Our world has many voices. In the quest for comfort, some argue for simpler more consistent conversations. Only if we embrace the cacophany of conflict and strange uncomfortable conversations will we realise our human potential.
Anne Applebaum’s Twilight of Democracy explores a theme that authoritarian disposition is in part a desire for simplicity in a complex and connected world. Whether harking back to great days of the past or promising a new future, the promise of authoritarian and populist movements is to simplify, make things easy again.
Liberal democracies always demanded thing from citizens: participation, argument, effort and struggle. They always required some tolerance for cacophany and chaos, as well as some willingness to push back on cacophany and chaos.
Anne Applebaum
Our Organisational Cacophany
Last week, I saw two closely related stories. One was how Victoria Police were using Yammer to successfully identify criminals from photographs. Another was how Victoria Police were dealing with a backlash from disciplining an officer for comments on Yammer. If you invite contributions from everyone, you get everyone’s contributions, even those you would rather not have. Balancing engagement and tolerance as Applebaum notes above is the work.
Some will argue that this messy cacophany is the weakness of tools like Yammer. Messages should be clear, simple and agreed by those in power before they can be shared. However, removing the cacophany from official channels merely encourages it to spread in unofficial channels via text, Facebook, or Whatsapp. As disappointing and hurtful as public intolerance and conflict may be, intolerance is a lot more dangerous in the dark. The loss of engagement and understanding from purely controlled top down conversation leaves so much organisational knowledge and potential untapped.
From Cacophany to Shared Narrative
Applebaum’s book hints that shared narratives and shared principles have been ways to sustain democratic engagement when the systems of a state have not always lived up to the promise. People will stay engaged in the belief that they will become better together.
Modern organisations working in highly distributed ways in a faced paced economy have real challenges of adaptation and alignment if they do not learn how to manage the cacophany. Command, control and simplicity are not the answers. Instead people need to use community tools like Yammer to build the elements of engagement to a common end:
- Alignment: Enabling people to understand in two-way conversations what an organisation wants to achieve and what is expected of them. People who don’t align to those goals then have the option to make their own choices as to where they contribute their efforts.
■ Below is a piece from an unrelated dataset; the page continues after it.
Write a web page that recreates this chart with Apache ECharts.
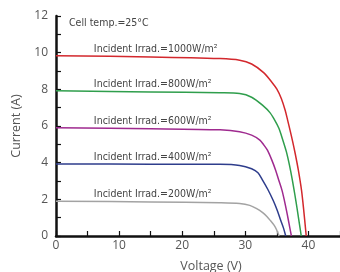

- Shared Context: We struggle to collaborate when we don’t share context. It is easy for the Other to arise when we don’t share a context with those with different ideas or experiences to ours. Uniting an organisation in a shared context of information and discussion is a critical role of open community platforms.
- Shared Values in Action: Values don’t live on posters and lanyards. An open community platform is a place where employees can see the organisation values in action or complain if they are being failed. That some of those complaints may reveal conflicts between values or misunderstandings of what the words mean is the point. Values are lived and acted out not discussed.
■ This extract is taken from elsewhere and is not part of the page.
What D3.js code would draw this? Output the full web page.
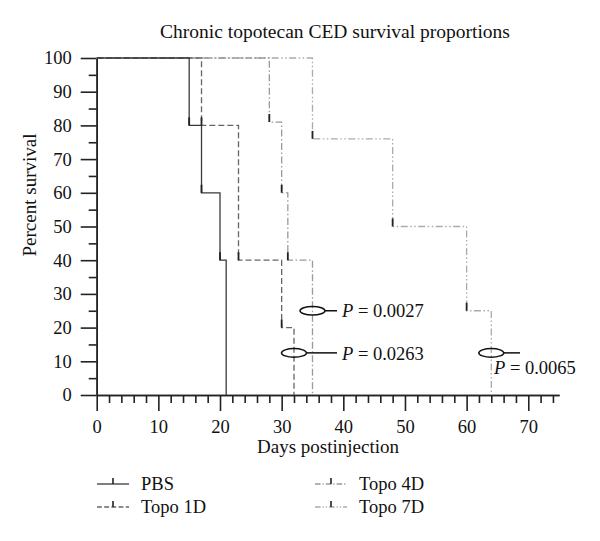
<!DOCTYPE html>
<html>
<head>
<meta charset="utf-8">
<script src="https://cdn.jsdelivr.net/npm/d3@7"></script>
<style>
  html, body { margin: 0; padding: 0; background: #fff; }
  svg { display: block; }
  text { font-family: "Liberation Serif", "Times New Roman", serif; fill: #111; }
</style>
</head>
<body>
<svg id="chart" width="600" height="541"></svg>
<script>
// ---- data ----
const seriesNames = ["PBS", "Topo 1D", "Topo 4D", "Topo 7D"];
const pbsDays   = [0, 15, 17, 20, 21];
const pbsSurv   = [100, 80, 60, 40, 0];
const topo1Days = [0, 17, 23, 30, 32];
const topo1Surv = [100, 80, 40, 20, 0];
const topo4Days = [0, 28, 30, 31, 35];
const topo4Surv = [100, 81, 60, 40, 0];
const topo7Days = [0, 35, 48, 60, 64];
const topo7Surv = [100, 76, 50, 25, 0];
const xTickValues = [0, 10, 20, 30, 40, 50, 60, 70];
const yTickValues = [0, 10, 20, 30, 40, 50, 60, 70, 80, 90, 100];
const pLabels = ["P = 0.0027", "P = 0.0263", "P = 0.0065"];
const pAnchorDays = [35, 32, 64];
const pAnchorSurv = [25, 12.5, 12.5];

// ---- styles ----
const styles = [
  { color: "#3a3a3a", dash: null },
  { color: "#666", dash: "6,3" },
  { color: "#9a9a9a", dash: "7,2.5,1.5,2.5" },
  { color: "#ababab", dash: "7,2.5,1.5,2.5,1.5,2.5" }
];

const svg = d3.select("#chart");
const x = d3.scaleLinear().domain([0, 75]).range([96.7, 559.1]);
const y = d3.scaleLinear().domain([0, 100]).range([395, 58]);

// title
svg.append("text").attr("x", 335).attr("y", 38).attr("text-anchor", "middle")
  .style("font-size", "19.5px").text("Chronic topotecan CED survival proportions");

// axes
const axisColor = "#222";
const xAxisMajor = d3.axisBottom(x).tickValues(xTickValues).tickSize(16).tickSizeOuter(0).tickPadding(9);
const xAxisMinor = d3.axisBottom(x).tickValues(d3.range(0, 76, 2).filter(v => v % 10 !== 0)).tickSize(8).tickSizeOuter(0).tickFormat("");
const yAxisMajor = d3.axisLeft(y).tickValues(yTickValues).tickSize(16).tickSizeOuter(0).tickPadding(9);
const yAxisMinor = d3.axisLeft(y).tickValues(d3.range(5, 100, 10)).tickSize(8).tickSizeOuter(0).tickFormat("");

function styleAxis(g) {
  g.selectAll("path, line").attr("stroke", axisColor).attr("stroke-width", 1.6);
  g.selectAll("text").style("font-size", "18.5px").style("font-family", "'Liberation Serif', serif").attr("fill", "#111");
}
svg.append("g").attr("transform", `translate(0,${y(0)})`).call(xAxisMinor).call(styleAxis);
svg.append("g").attr("transform", `translate(0,${y(0)})`).call(xAxisMajor).call(styleAxis);
svg.append("g").attr("transform", `translate(${x(0)},0)`).call(yAxisMinor).call(styleAxis);
svg.append("g").attr("transform", `translate(${x(0)},0)`).call(yAxisMajor).call(styleAxis);

// axis labels
svg.append("text").attr("x", 328).attr("y", 453).attr("text-anchor", "middle")
  .style("font-size", "19px").text("Days postinjection");
svg.append("text").attr("transform", "translate(36,195) rotate(-90)").attr("text-anchor", "middle")
  .style("font-size", "19px").text("Percent survival");

// series
const allSeries = [
  { days: pbsDays, surv: pbsSurv },
  { days: topo1Days, surv: topo1Surv },
  { days: topo4Days, surv: topo4Surv },
  { days: topo7Days, surv: topo7Surv }
];
const line = d3.line().x(d => x(d[0])).y(d => y(d[1])).curve(d3.curveStepAfter);
[3, 2, 1, 0].forEach(i => {
  const s = allSeries[i];
  const pts = s.days.map((d, k) => [d, s.surv[k]]);
  svg.append("path").attr("d", line(pts)).attr("fill", "none")
    .attr("stroke", styles[i].color).attr("stroke-width", 1.3)
    .attr("stroke-dasharray", styles[i].dash);
});
allSeries.forEach((s, i) => {
  s.days.forEach((d, k) => {
    if (k === 0 || k === s.days.length - 1) return;
    svg.append("line").attr("x1", x(d)).attr("x2", x(d))
      .attr("y1", y(s.surv[k])).attr("y2", y(s.surv[k]) - 8)
      .attr("stroke", "#222").attr("stroke-width", 1.8);
  });
});

// p-value annotations
const pLineEnd = [337, 337, 520];
const pTextPos = [[342, 317], [342, 360], [494, 374]];
pLabels.forEach((lab, i) => {
  const cx = x(pAnchorDays[i]), cy = y(pAnchorSurv[i]);
  svg.append("line").attr("x1", cx + 12.5).attr("x2", pLineEnd[i])
    .attr("y1", cy).attr("y2", cy).attr("stroke", "#111").attr("stroke-width", 1.5);
  svg.append("ellipse").attr("cx", cx).attr("cy", cy).attr("rx", 12.5).attr("ry", 4.3)
    .attr("fill", "none").attr("stroke", "#111").attr("stroke-width", 1.5);
  const t = svg.append("text").attr("x", pTextPos[i][0]).attr("y", pTextPos[i][1]).style("font-size", "18.5px");
  t.append("tspan").style("font-style", "italic").text(lab.slice(0, 1));
  t.append("tspan").text(lab.slice(1));
});

// legend
const legendPos = [[97, 484], [97, 507], [315, 484], [315, 507]];
seriesNames.forEach((name, i) => {
  const [lx, ly] = legendPos[i];
  svg.append("line").attr("x1", lx).attr("x2", lx + 32).attr("y1", ly).attr("y2", ly)
    .attr("stroke", styles[i].color).attr("stroke-width", 1.3)
    .attr("stroke-dasharray", styles[i].dash ? styles[i].dash.split(",").map(v => +v * 0.8).join(",") : null);
  svg.append("line").attr("x1", lx + 16).attr("x2", lx + 16).attr("y1", ly).attr("y2", ly - 6)
    .attr("stroke", "#222").attr("stroke-width", 1.6);
  svg.append("text").attr("x", lx + 44).attr("y", ly + 6).style("font-size", "18.5px").text(name);
});
</script>
</body>
</html>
- Shared Better Narrative: Incredibly diverse groups of people can come together to contribute their many different capabilities to a goal if they share in the story of that goal. Visions and Missions aren’t speeches they need to be evidenced by tangible actions that employees can understand each day. Sourcing and sharing those proof points through tools like Yammer is the work.
Simplicity of message is a tempting answer to a cacophany of voices in the modern world, but simple messages can be lost or miscontrued when so much is being said. There’s a much richer opportunity to engage everyone in expressing the potential together.